B: I’ve got some work available to ‘rent-to-own’ in this interesting program called Kinetic by Hamiltonian Artists in DC.They’re trying to make living with and collecting contemporary art more accessible. I’m also working on a show coming up in the new year hopefully here in DC.

A: ANY ARTISTS TO RECOMMEND OR ANYTHING THAT IS INSPIRING TO YOU LATELY?

J: I’m always interested and inspired by architecture and interior design, when it’s good, bad, funky, even boring. I find my kids’ drawings pretty inspiring. The way even young kids compose and have their own recognizable styles is pretty mind blowing to me. Right now I’m super into Joanne Robertson’s work. She’s an artist and musician and I love the whole range of work she makes. I’d love to hear her perform someday. 

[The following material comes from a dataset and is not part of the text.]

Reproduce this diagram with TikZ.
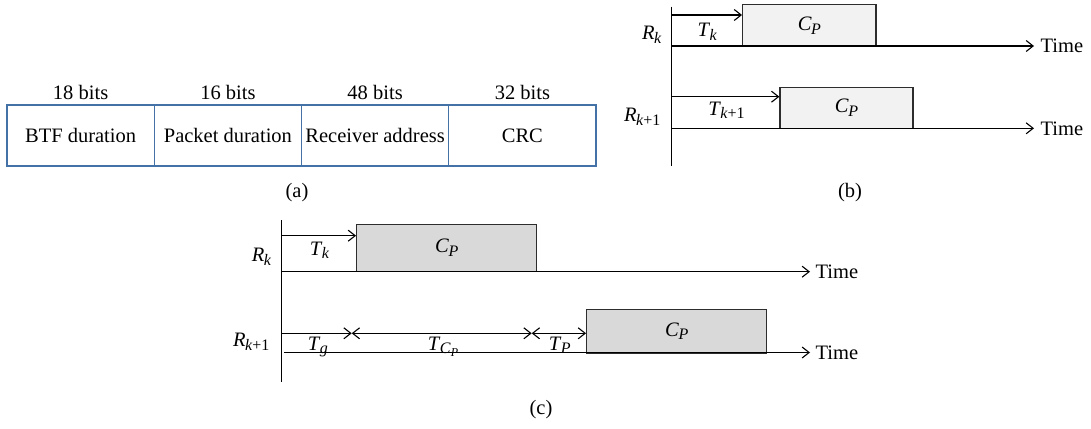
\documentclass[tikz,border=0pt]{standalone}
\usepackage{fontspec}
\setmainfont{Liberation Serif}
\usetikzlibrary{arrows.meta}
\definecolor{fieldblue}{RGB}{68,114,166}
\definecolor{lightbox}{RGB}{242,242,242}
\definecolor{graybox}{RGB}{217,217,217}
\definecolor{boxline}{RGB}{45,45,45}
\newcommand\symb[2]{\textit{#1}\kern-0.5pt\raisebox{-3.8pt}{\fontsize{16}{16}\selectfont #2}}
\newcommand\symbb[2]{\textit{#1}\raisebox{-2.8pt}{\fontsize{12}{12}\selectfont #2}}
\begin{document}
\begin{tikzpicture}[x=1pt,y=-1pt,line width=1.1pt,
  txt/.style={font=\fontsize{20.5}{24}\selectfont,inner sep=0pt},
  field/.style={txt,draw=fieldblue,line width=1.4pt,minimum width=147.25pt,minimum height=61pt},
  pktb/.style={txt,draw=boxline,fill=lightbox,line width=1.3pt},
  pktc/.style={txt,draw=boxline,fill=graybox,line width=1.3pt},
  arr/.style={-{Straight Barb[length=7pt,width=11pt]}},
  darr/.style={{Straight Barb[length=7pt,width=11pt]}-{Straight Barb[length=7pt,width=11pt]}}]
\useasboundingbox (0,0) rectangle (1091,428);

% ---------- (a) ----------
\node[field] (f1) at (80.6,135.5) {BTF duration};
\node[field] (f2) at (227.9,135.5) {Packet duration};
\node[field] (f3) at (375.1,135.5) {Receiver address};
\node[field] (f4) at (522.4,135.5) {CRC};
\node[txt] (n1) at (80.6,92) {18 bits};
\node[txt] (n2) at (227.9,92) {16 bits};
\node[txt] (n3) at (375.1,92) {48 bits};
\node[txt] (n4) at (522.4,92) {32 bits};
\node[txt] (capa) at (297,193) {(a)};

% ---------- (b) ----------
\coordinate (bTop) at (671.7,6.7);
\coordinate (bBot) at (671.7,166);
\draw (bTop) -- (bBot);
\node[pktb,minimum width=133.3pt,minimum height=41.3pt] (bP1) at (809.35,25.35) {\symb{C}{\textit{P}}};
\node[pktb,minimum width=133pt,minimum height=41pt] (bP2) at (846.5,107.8) {\symb{C}{\textit{P}}};
\coordinate (bA1) at (671.7,15);
\coordinate (bL1) at (671.7,46);
\coordinate (bE1) at (1034,46);
\coordinate (bA2) at (671.7,96.7);
\coordinate (bL2) at (671.7,128.3);
\coordinate (bE2) at (1034,128.3);
\draw[arr] (bA1) -- (bA1 -| bP1.west);
\draw[arr] (bL1) -- (bE1);
\draw[arr] (bA2) -- (bA2 -| bP2.west);
\draw[arr] (bL2) -- (bE2);
\node[txt,anchor=west] (bTime1) at (1040,46.3) {Time};
\node[txt,anchor=west] (bTime2) at (1040,128.6) {Time};
\node[txt,anchor=base east] (bRk) at (662,39.5) {\symb{R}{\textit{k}}};
\node[txt,anchor=base east] (bRk1) at (661,121.7) {\symb{R}{\textit{k}+1}};
\node[txt,anchor=base west] (bTk) at (697,36.7) {\symb{T}{\textit{k}}};
\node[txt,anchor=base west] (bTk1) at (707.7,115) {\symb{T}{\textit{k}+1}};
\node[txt] (capb) at (850,193) {(b)};

% ---------- (c) ----------
\coordinate (cTop) at (281.7,220);
\coordinate (cBot) at (281.7,381.7);
\draw (cTop) -- (cBot);
\node[pktc,minimum width=180pt,minimum height=47.4pt] (cP1) at (446.7,248) {\symb{C}{\textit{P}}};
\node[pktc,minimum width=180pt,minimum height=43.4pt] (cP2) at (676.7,331.2) {\symb{C}{\textit{P}}};
\coordinate (cA1) at (281.7,235.7);
\coordinate (cL1) at (281.7,271.7);
\coordinate (cE1) at (810,271.7);
\draw[arr] (cA1) -- (cA1 -| cP1.west);
\draw[arr] (cL1) -- (cE1);
\coordinate (cA2) at (281.7,333.3);
\coordinate (cG) at (351.7,333.3);
\coordinate (cC) at (531.7,333.3);
\coordinate (cL2) at (284,352.5);
\coordinate (cE2) at (810,352.5);
\draw[arr] (cA2) -- (cG);
\draw[darr] (cG) -- (cC);
\draw[darr] (cC) -- (cC -| cP2.west);
\draw[arr] (cL2) -- (cE2);
\node[txt,anchor=west] (cTime1) at (815,272) {Time};
\node[txt,anchor=west] (cTime2) at (815,352.8) {Time};
\node[txt,anchor=base east] (cRk) at (271.7,261.7) {\symb{R}{\textit{k}}};
\node[txt,anchor=base east] (cRk1) at (270,346.7) {\symb{R}{\textit{k}+1}};
\node[txt,anchor=base west] (cTk) at (309.3,255) {\symb{T}{\textit{k}}};
\node[txt,anchor=base west] (cTg) at (307.3,350) {\symb{T}{\textit{g}}};
\node[txt,anchor=base west] (cTc) at (427.3,350) {\symb{T}{\symbb{C}{\textit{P}}}};
\node[txt,anchor=base west] (cTp) at (548.3,350) {\symb{T}{\textit{P}}};
\node[txt] (capc) at (541,410) {(c)};
\end{tikzpicture}
\end{document}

B: Some artists that have inspired me recently are Japeth Mennes, who recreates signs and objects from everyday life as geometric abstractions, and Christine Heindle, who’s patterned paintings seem filled with both order and mystery. I’ve also been looking at books of American quilts, On Weaving by Anni Albers and the recent Pattern and Decoration survey catalog. I also recommend George Saunders’ book ‘A Swim in a Pond in the Rain.’ There are so many parallels between his descriptions of the writing process and my experience of the painting process. Music is also a huge inspiration for me and is a constant in the studio. Recent albums on repeat are Ranking Dread’s “Lots of Loving” and “Keep in Mind I’m out of My Mind” by Terrence Dixon and Jordan GCZ.